Uno de los logros más significativos del siglo XX fue el reconocimiento, por parte de muchos Estados del mundo, de la importancia del marco de los derechos humanos para definir las posiciones ético-políticas con las que debían enfrentarse los grandes problemas y desafíos de las sociedades. Una perspectiva basada en los principios de los derechos humanos es la que reconoce que todos los seres humanos son iguales frente a la ley y que no deberían ser discriminados en razón de su género, su clase social, su edad, su pertenencia étnica o su orientación sexual, entre otras categorías.
Si bien en los últimos años en Costa Rica han tenido lugar candentes debates alrededor de los derechos de las personas homosexuales –llegando incluso a ponerse en cuestión su categoría de ciudadanos plenos y hasta su misma pertenencia al género humano–, la verdad es que la orientación sexual es simplemente una de las múltiples variaciones de la experiencia humana. A pesar de las voces altisonantes que hablan desde concepciones religiosas y morales ultraconservadoras, la homosexualidad no es una aberración, no es una enfermedad y no es una desviación: es solamente una característica más en la amplia diversidad de los seres humanos.
Exclusión arbitraria. Aunque ciudadanos y ciudadanas, votantes, contribuyentes al fisco, etc., las personas homosexuales sí tienen una condición particular: son integrantes de una minoría por su orientación sexual, al igual que hay integrantes de minorías por su pertenencia étnica o cultural. En el marco de los derechos humanos, el no reconocimiento de los derechos de una minoría, y el silenciamiento de sus posiciones y necesidades es un hecho arbitrario y totalmente discriminatorio. En ese sentido, la negación de derechos a cualquier grupo humano, por alguna de sus características particulares, atenta contra el principio de igualdad y es un acto que ha propiciado grandes injusticias en la historia de la humanidad. De eso damos testimonio las mujeres, los pueblos indígenas, las poblaciones afrodescendientes y las personas con discapacidad, entre otras.
Momentos como este, en los que un grupo históricamente discriminado aparece reclamando sus derechos –como es el caso de la población homosexual que demanda su derecho a establecer uniones civiles legalmente reconocidas– hacen aflorar las imperfecciones de la democracia y pueden constituirse en una oportunidad para la construcción de una sociedad más incluyente y respetuosa.

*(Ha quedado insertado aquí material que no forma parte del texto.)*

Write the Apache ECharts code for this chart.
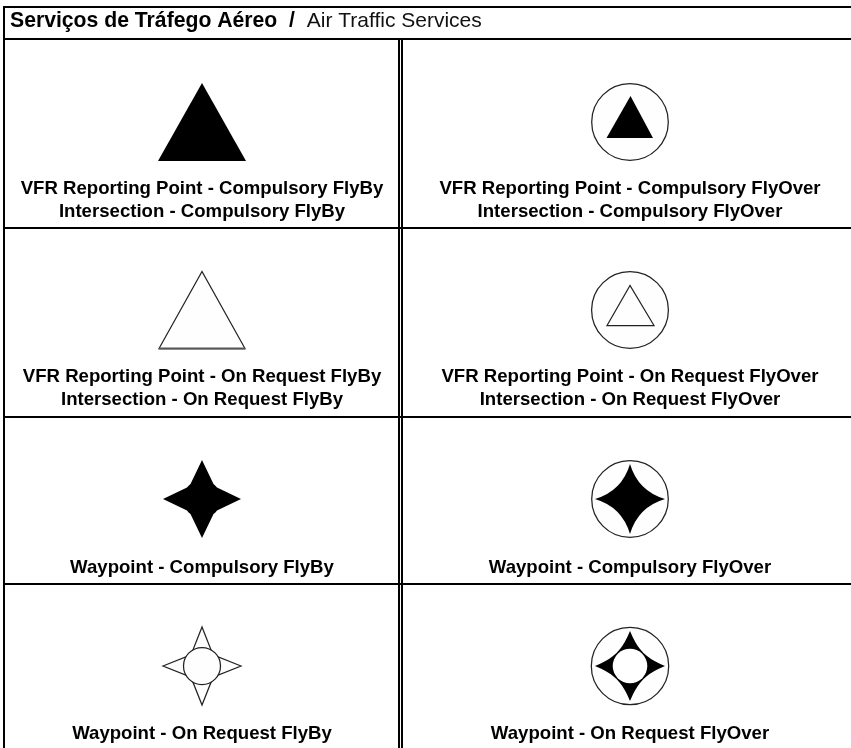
<!DOCTYPE html>
<html>
<head>
<meta charset="utf-8">
<title>Air Traffic Services</title>
<style>
html, body { margin: 0; padding: 0; background: #fff; }
#main { width: 851px; height: 748px; }
</style>
<script src="https://cdn.jsdelivr.net/npm/echarts@6/dist/echarts.min.js"></script>
</head>
<body>
<div id="main"></div>
<script>
// data
var titleBold = 'Serviços de Tráfego Aéreo  /  ';
var titleLight = 'Air Traffic Services';
var symbolKinds = [
    ['triangleSolid', 'triangleSolidRing'],
    ['triangleOpen', 'triangleOpenRing'],
    ['starSolid', 'starSolidRing'],
    ['starOpen', 'starHollowRing']
];
var cellLabels = [
    ['VFR Reporting Point - Compulsory FlyBy\nIntersection - Compulsory FlyBy', 'VFR Reporting Point - Compulsory FlyOver\nIntersection - Compulsory FlyOver'],
    ['VFR Reporting Point - On Request FlyBy\nIntersection - On Request FlyBy', 'VFR Reporting Point - On Request FlyOver\nIntersection - On Request FlyOver'],
    ['Waypoint - Compulsory FlyBy', 'Waypoint - Compulsory FlyOver'],
    ['Waypoint - On Request FlyBy', 'Waypoint - On Request FlyOver']
];

// layout, in page pixels
var W = 851, H = 748;
var leftX = 4, topY = 7, headY = 39;
var ruleYs = [228, 417, 584];
var doubleXs = [399, 402];
var colX = [202, 630];
var symbolY = [122, 310, 499, 666];
var labelY = [200, 388, 568, 734];

var cells = [];
symbolKinds.forEach(function (row, r) {
    row.forEach(function (kind, c) {
        cells.push({ value: [colX[c], symbolY[r]], kind: kind, label: cellLabels[r][c] });
    });
});

var rules = [
    [leftX - 1, topY, W, topY],
    [leftX - 1, headY, W, headY],
    [leftX, topY, leftX, H],
    [doubleXs[0], headY, doubleXs[0], H],
    [doubleXs[1], headY, doubleXs[1], H]
];
ruleYs.forEach(function (y) { rules.push([leftX, y, W, y]); });

// 四角星的轮廓, 中心在 0 0
var starWaistPath = 'M0 -39L11.5 -15Q13.5 -13.5 15 -11.5L39 0L15 11.5Q13.5 13.5 11.5 15L0 39L-11.5 15Q-13.5 13.5 -15 11.5L-39 0L-15 -11.5Q-13.5 -13.5 -11.5 -15Z';
var starCurvePath = 'M0 -35Q8 -8 35 0Q8 8 0 35Q-8 8 -35 0Q-8 -8 0 -35Z';
var starWidePath = 'M0 -35Q5 -23 10 -17Q13 -13 17 -10Q23 -5 35 0Q23 5 17 10Q13 13 10 17Q5 23 0 35Q-5 23 -10 17Q-13 13 -17 10Q-23 5 -35 0Q-23 -5 -17 -10Q-13 -13 -10 -17Q-5 -23 0 -35Z';

function star(path, cx, cy, r, style) {
    return {
        type: 'path',
        shape: { pathData: path, layout: 'cover', x: cx - r, y: cy - r, width: r * 2, height: r * 2 },
        style: style
    };
}
function ring(cx, cy, r, style) {
    return { type: 'circle', shape: { cx: cx, cy: cy, r: r }, style: style };
}
function tri(points, style) {
    return { type: 'polygon', shape: { points: points }, style: style };
}

var solid = { fill: '#000', stroke: null };
var outline = { fill: '#fefefe', stroke: '#222', lineWidth: 1.25 };
var blank = { fill: '#fff', stroke: null };

function buildSymbol(kind, x, y) {
    switch (kind) {
        case 'triangleSolid':
            return [tri([[x, y - 39], [x - 44, y + 39], [x + 44, y + 39]], solid)];
        case 'triangleSolidRing':
            return [
                ring(x, y, 38.3, outline),
                tri([[x + 0.5, y - 26], [x - 23.5, y + 16], [x + 23, y + 16]], solid)
            ];
        case 'triangleOpen':
            return [
                tri([[x, y - 38.5], [x - 43, y + 38.5], [x + 43, y + 38.5]], outline),
                { type: 'line', shape: { x1: x - 43, y1: y + 38.5, x2: x + 43, y2: y + 38.5 }, style: { stroke: '#555', lineWidth: 2 } }
            ];
        case 'triangleOpenRing':
            return [
                ring(x, y, 38.4, outline),
                tri([[x, y - 24.5], [x - 23, y + 15.5], [x + 24, y + 15.5]], outline)
            ];
        case 'starSolid':
            return [star(starWaistPath, x, y, 39, solid)];
        case 'starSolidRing':
            return [ring(x, y, 38.3, outline), star(starCurvePath, x, y, 35, solid)];
        case 'starOpen':
            // 四个尖角 + 中间的圆
            return [
                tri([[x, y - 39], [x - 9.5, y - 15], [x + 9.5, y - 15]], outline),
                tri([[x, y + 39], [x - 9.5, y + 15], [x + 9.5, y + 15]], outline),
                tri([[x - 39, y], [x - 15, y - 9.5], [x - 15, y + 9.5]], outline),
                tri([[x + 39, y], [x + 15, y - 9.5], [x + 15, y + 9.5]], outline),
                ring(x, y, 18.5, outline)
            ];
        case 'starHollowRing':
            return [
                ring(x, y, 38.7, outline),
                star(starWidePath, x, y, 35, solid),
                ring(x, y, 17.3, blank)
            ];
    }
    return [];
}

var myChart = echarts.init(document.getElementById('main'));

var option = {
    animation: false,
    backgroundColor: '#fff',
    title: {
        left: 10,
        top: 6,
        padding: 0,
        text: '{b|' + titleBold + '}{n|' + titleLight + '}',
        textStyle: {
            rich: {
                b: { fontFamily: 'Liberation Sans', fontSize: 21.2, fontWeight: 'bold', color: '#000', lineHeight: 30 },
                n: { fontFamily: 'Liberation Sans', fontSize: 21, fontWeight: 'normal', color: '#111', lineHeight: 30 }
            }
        }
    },
    grid: { left: 0, right: 0, top: 0, bottom: 0 },
    xAxis: { type: 'value', min: 0, max: W, show: false },
    yAxis: { type: 'value', min: 0, max: H, inverse: true, show: false },
    series: [
        {
            type: 'custom',
            name: 'rules',
            silent: true,
            data: rules,
            renderItem: function (params, api) {
                var a = api.coord([api.value(0), api.value(1)]);
                var b = api.coord([api.value(2), api.value(3)]);
                return {
                    type: 'line',
                    shape: { x1: a[0], y1: a[1], x2: b[0], y2: b[1] },
                    style: { stroke: '#000', lineWidth: 2 }
                };
            }
        },
        {
            type: 'custom',
            name: 'symbols',
            silent: true,
            data: cells,
            renderItem: function (params, api) {
                var cell = cells[params.dataIndex];
                var p = api.coord([api.value(0), api.value(1)]);
                var r = Math.floor(params.dataIndex / 2);
                var children = buildSymbol(cell.kind, p[0], p[1]);
                children.push({
                    type: 'text',
                    style: {
                        x: p[0],
                        y: labelY[r],
                        text: cell.label,
                        align: 'center',
                        verticalAlign: 'middle',
                        fontFamily: 'Liberation Sans',
                        fontSize: 18.6,
                        fontWeight: 'bold',
                        lineHeight: 23,
                        fill: '#000'
                    }
                });
                return { type: 'group', children: children };
            }
        }
    ]
};

myChart.setOption(option);
</script>
</body>
</html>
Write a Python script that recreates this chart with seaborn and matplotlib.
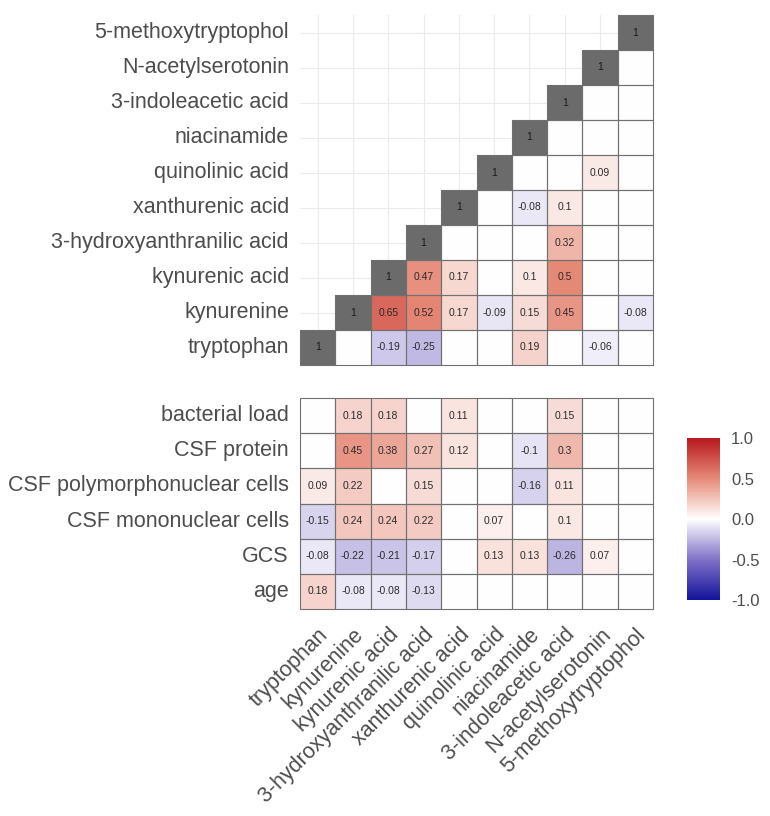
import matplotlib
matplotlib.use("Agg")
import matplotlib.pyplot as plt
from matplotlib.colors import LinearSegmentedColormap, ListedColormap
import numpy as np
import pandas as pd
import seaborn as sns

nan = np.nan

METABOLITES = [
    "tryptophan", "kynurenine", "kynurenic acid", "3-hydroxyanthranilic acid",
    "xanthurenic acid", "quinolinic acid", "niacinamide", "3-indoleacetic acid",
    "N-acetylserotonin", "5-methoxytryptophol",
]
CLINICAL = [
    "bacterial load", "CSF protein", "CSF polymorphonuclear cells",
    "CSF mononuclear cells", "GCS", "age",
]

# Significant correlations only (NaN = not significant). Rows follow METABOLITES.
METAB_CORR = [
    [1, nan, -0.19, -0.25, nan, nan, 0.19, nan, -0.06, nan],
    [nan, 1, 0.65, 0.52, 0.17, -0.09, 0.15, 0.45, nan, -0.08],
    [nan, nan, 1, 0.47, 0.17, nan, 0.1, 0.5, nan, nan],
    [nan, nan, nan, 1, nan, nan, nan, 0.32, nan, nan],
    [nan, nan, nan, nan, 1, nan, -0.08, 0.1, nan, nan],
    [nan, nan, nan, nan, nan, 1, nan, nan, 0.09, nan],
    [nan, nan, nan, nan, nan, nan, 1, nan, nan, nan],
    [nan, nan, nan, nan, nan, nan, nan, 1, nan, nan],
    [nan, nan, nan, nan, nan, nan, nan, nan, 1, nan],
    [nan, nan, nan, nan, nan, nan, nan, nan, nan, 1],
]

# Rows follow CLINICAL, columns follow METABOLITES.
CLIN_CORR = [
    [nan, 0.18, 0.18, nan, 0.11, nan, nan, 0.15, nan, nan],
    [nan, 0.45, 0.38, 0.27, 0.12, nan, -0.1, 0.3, nan, nan],
    [0.09, 0.22, nan, 0.15, nan, nan, -0.16, 0.11, nan, nan],
    [-0.15, 0.24, 0.24, 0.22, nan, 0.07, nan, 0.1, nan, nan],
    [-0.08, -0.22, -0.21, -0.17, nan, 0.13, 0.13, -0.26, 0.07, nan],
    [0.18, -0.08, -0.08, -0.13, nan, nan, nan, nan, nan, nan],
]

CBAR_TICKS = [-1.0, -0.5, 0.0, 0.5, 1.0]

TEXT_COLOR = "#4D4D4D"
EDGE_COLOR = "#707070"
DIAG_COLOR = "#6B6B6B"
ANNOT = {"size": 7.5, "color": "#2B2B2B"}

cmap = LinearSegmentedColormap.from_list(
    "corr",
    [(0.0, "#14149A"), (0.25, "#8072C8"), (0.5, "#FFFFFF"), (0.75, "#E68A78"), (1.0, "#B8181F")],
)


def cell_labels(df: pd.DataFrame) -> np.ndarray:
    return df.map(lambda v: "" if pd.isna(v) else f"{v:g}").values


def outline_cells(ax, keep: np.ndarray) -> None:
    # thin grey border around every drawn tile
    for i, j in zip(*np.nonzero(keep)):
        ax.add_patch(plt.Rectangle((j, i), 1, 1, fill=False, clip_on=False,
                                   edgecolor=EDGE_COLOR, lw=0.8, zorder=3))


sns.set_theme(style="white")
plt.rcParams["font.family"] = ["Liberation Sans", "DejaVu Sans"]

fig = plt.figure(figsize=(7.7, 8.16), dpi=100)
ax_top = fig.add_axes([300 / 770, 1 - 365 / 816, 353 / 770, 350 / 816])
ax_bot = fig.add_axes([300 / 770, 1 - 609 / 816, 353 / 770, 211 / 816])
cax = fig.add_axes([687 / 770, 1 - 600 / 816, 33 / 770, 162 / 816])

# ---- metabolite x metabolite triangle ----
top = pd.DataFrame(METAB_CORR, index=METABOLITES, columns=METABOLITES).iloc[::-1]
n = len(METABOLITES)
row_pos = np.array([METABOLITES.index(r) for r in top.index])[:, None]
col_pos = np.arange(n)[None, :]
below = col_pos < row_pos
diag = col_pos == row_pos
annot_top = cell_labels(top)

sns.heatmap(
    top.fillna(0), mask=below | diag, cmap=cmap, vmin=-1, vmax=1,
    annot=annot_top, fmt="", annot_kws=ANNOT,
    linewidths=0, cbar=False, ax=ax_top,
)
sns.heatmap(
    top.fillna(0), mask=~diag, cmap=ListedColormap([DIAG_COLOR]),
    annot=annot_top, fmt="", annot_kws={**ANNOT, "color": "#1A1A1A"},
    linewidths=0, cbar=False, ax=ax_top,
)
outline_cells(ax_top, ~below)

ax_top.set_xticks(np.arange(n) + 0.5)
ax_top.set_xticklabels([])
ax_top.set_yticks(np.arange(n) + 0.5)
ax_top.set_yticklabels(top.index, rotation=0)
ax_top.grid(True, color="#EBEBEB", lw=0.8)
ax_top.set_axisbelow(True)
ax_top.tick_params(length=0, pad=8, labelsize=15.5, labelcolor=TEXT_COLOR)
ax_top.set_xlabel("")
ax_top.set_ylabel("")

# ---- clinical x metabolite block ----
bot = pd.DataFrame(CLIN_CORR, index=CLINICAL, columns=METABOLITES)
sns.heatmap(
    bot.fillna(0), cmap=cmap, vmin=-1, vmax=1,
    annot=cell_labels(bot), fmt="", annot_kws=ANNOT,
    linewidths=0, cbar_ax=cax, ax=ax_bot,
)
outline_cells(ax_bot, np.ones(bot.shape, dtype=bool))
ax_bot.set_yticklabels(CLINICAL, rotation=0)
ax_bot.set_xticklabels(METABOLITES, rotation=45, ha="right", va="top",
                       rotation_mode="anchor")
ax_bot.tick_params(axis="y", length=0, pad=8, labelsize=15.5, labelcolor=TEXT_COLOR)
ax_bot.tick_params(axis="x", length=0, pad=11, labelsize=15.5, labelcolor=TEXT_COLOR)
ax_bot.set_xlabel("")
ax_bot.set_ylabel("")

cbar = ax_bot.collections[0].colorbar
cbar.set_ticks(CBAR_TICKS)
cbar.set_ticklabels([f"{t:.1f}" for t in CBAR_TICKS])
cbar.outline.set_visible(False)
cax.tick_params(left=True, right=True, direction="in", color="white",
                length=5, width=0.8, labelsize=12, labelcolor=TEXT_COLOR, pad=8)

fig.savefig("out.png", dpi=100)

Este es un momento de gran importancia para el país. Aquí se decidirá si el miedo a la diferencia, los prejuicios y la ficción política de la homogeneidad, exacerbadas por concepciones religiosas retrógradas, serán las que determinen la configuración de la sociedad costarricense de las próximas décadas, o, si por el contrario, se amplía la democracia para dar cabida a las demandas de un grupo minoritario que tiene todas las obligaciones y deberes inherentes a la ciudadanía, pero no todos los derechos.
Y esta no es una coyuntura menor. A la hora de tomar posición sobre este asunto vale la pena recordar que la historia no es generosa con las personas y grupos que discriminan abiertamente a las minorías. Los que así actúan generalmente son recordados como intolerantes, autoritarios, cerrados de mente y avasalladores de los derechos de los grupos vulnerables y oprimidos.
Coherencia. Por eso, ahora que el país ocupa una silla en la Comisión de Derechos Humanos de la ONU, se debería actuar en consecuencia, y desde todas las instancias estatales pertinentes promover el reconocimiento de las uniones o matrimonios civiles de personas del mismo sexo. La posibilidad de realizar estas uniones, entendidas como el reconocimiento ante la ley de una relación que involucra a dos personas adultas, con capacidad de consentimiento, debe ser vista como un derecho y no como un privilegio.
Contrario a las voces alarmistas que, queriendo provocar un pánico moral, pronostican una debacle social, una medida de esta naturaleza lo que haría es fortalecer la pluralidad y garantizar el respeto a la diferencia, elementos centrales de la convivencia democrática. Como lo demuestran los países donde se han aprobado iniciativas similares, ni las personas heterosexuales ni la familia tradicional se han visto afectadas por estos cambios. Lo que sí ha ocurrido es que se han creado condiciones para que en un mundo que se caracteriza por la incertidumbre, las personas que no calzan en el reducido molde de la heteronormatividad pueden tener un poco más de tranquilidad, estabilidad y seguridad. En resumen, para que puedan vivir, sin distingos de ninguna naturaleza, con toda la gama de derechos de los que goza el resto de la población.